■ **Set problem**: Narrow the data below down to the lines containing "that".
start Records for this exercise
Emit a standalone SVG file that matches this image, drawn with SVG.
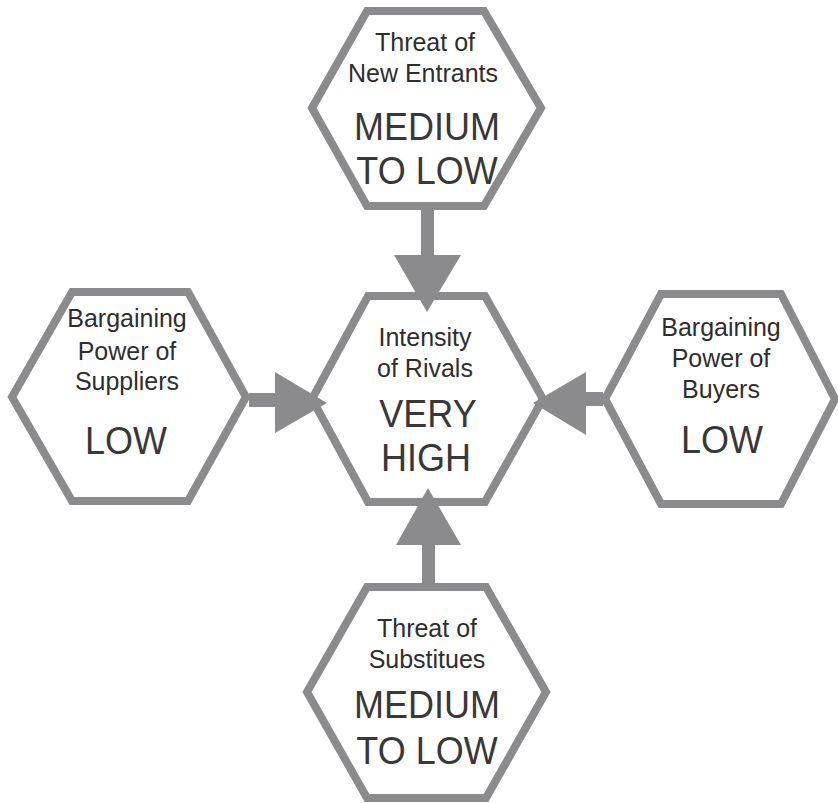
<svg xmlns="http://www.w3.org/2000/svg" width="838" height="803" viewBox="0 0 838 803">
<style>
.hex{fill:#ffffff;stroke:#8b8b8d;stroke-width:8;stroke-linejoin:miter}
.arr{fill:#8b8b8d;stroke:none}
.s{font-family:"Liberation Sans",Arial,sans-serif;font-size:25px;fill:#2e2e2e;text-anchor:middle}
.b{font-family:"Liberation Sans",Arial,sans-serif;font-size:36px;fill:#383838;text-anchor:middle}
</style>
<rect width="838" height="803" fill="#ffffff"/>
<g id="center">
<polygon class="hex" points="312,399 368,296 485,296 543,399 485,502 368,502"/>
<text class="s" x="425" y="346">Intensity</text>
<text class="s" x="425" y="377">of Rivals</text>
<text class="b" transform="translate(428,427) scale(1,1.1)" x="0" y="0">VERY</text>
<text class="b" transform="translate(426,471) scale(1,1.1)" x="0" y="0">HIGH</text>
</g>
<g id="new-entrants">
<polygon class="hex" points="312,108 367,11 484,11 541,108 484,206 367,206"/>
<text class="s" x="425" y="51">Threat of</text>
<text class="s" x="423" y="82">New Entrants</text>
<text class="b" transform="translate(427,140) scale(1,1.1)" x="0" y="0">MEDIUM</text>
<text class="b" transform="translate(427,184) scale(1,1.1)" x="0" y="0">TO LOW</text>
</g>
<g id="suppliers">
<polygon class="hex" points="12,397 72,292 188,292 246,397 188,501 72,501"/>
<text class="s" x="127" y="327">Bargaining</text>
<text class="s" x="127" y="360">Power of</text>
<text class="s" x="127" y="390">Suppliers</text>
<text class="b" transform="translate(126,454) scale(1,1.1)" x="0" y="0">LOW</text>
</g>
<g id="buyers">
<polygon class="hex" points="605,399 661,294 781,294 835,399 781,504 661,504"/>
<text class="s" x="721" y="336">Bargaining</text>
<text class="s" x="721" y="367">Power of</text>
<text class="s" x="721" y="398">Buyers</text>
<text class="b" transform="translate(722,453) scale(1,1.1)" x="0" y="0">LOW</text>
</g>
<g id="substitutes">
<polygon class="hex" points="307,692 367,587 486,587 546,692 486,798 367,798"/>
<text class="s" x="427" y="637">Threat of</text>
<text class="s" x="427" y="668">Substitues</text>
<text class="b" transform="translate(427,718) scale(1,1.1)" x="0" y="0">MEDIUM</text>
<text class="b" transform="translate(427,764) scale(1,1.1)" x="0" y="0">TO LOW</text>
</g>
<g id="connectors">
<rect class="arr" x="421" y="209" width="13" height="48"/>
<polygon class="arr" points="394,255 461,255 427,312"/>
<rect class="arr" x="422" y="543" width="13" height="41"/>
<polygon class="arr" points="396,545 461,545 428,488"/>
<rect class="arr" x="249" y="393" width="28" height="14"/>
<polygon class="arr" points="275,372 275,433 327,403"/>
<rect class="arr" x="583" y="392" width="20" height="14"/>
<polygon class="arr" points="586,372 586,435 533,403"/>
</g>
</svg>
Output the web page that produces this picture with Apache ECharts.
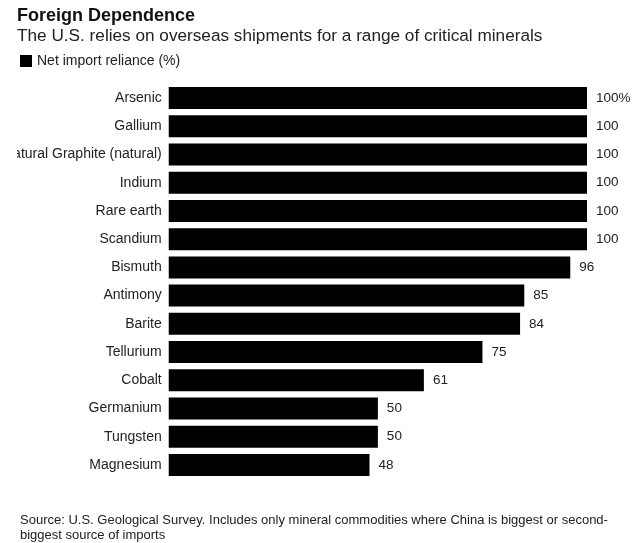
end Records for this exercise
start Records for this exercise
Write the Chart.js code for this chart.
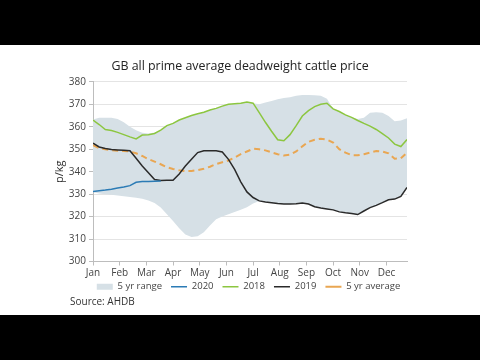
end Records for this exercise
■ **Written solution**:
Emit a standalone SVG file that matches this image, drawn with SVG.
Output the web page that produces this picture with Apache ECharts.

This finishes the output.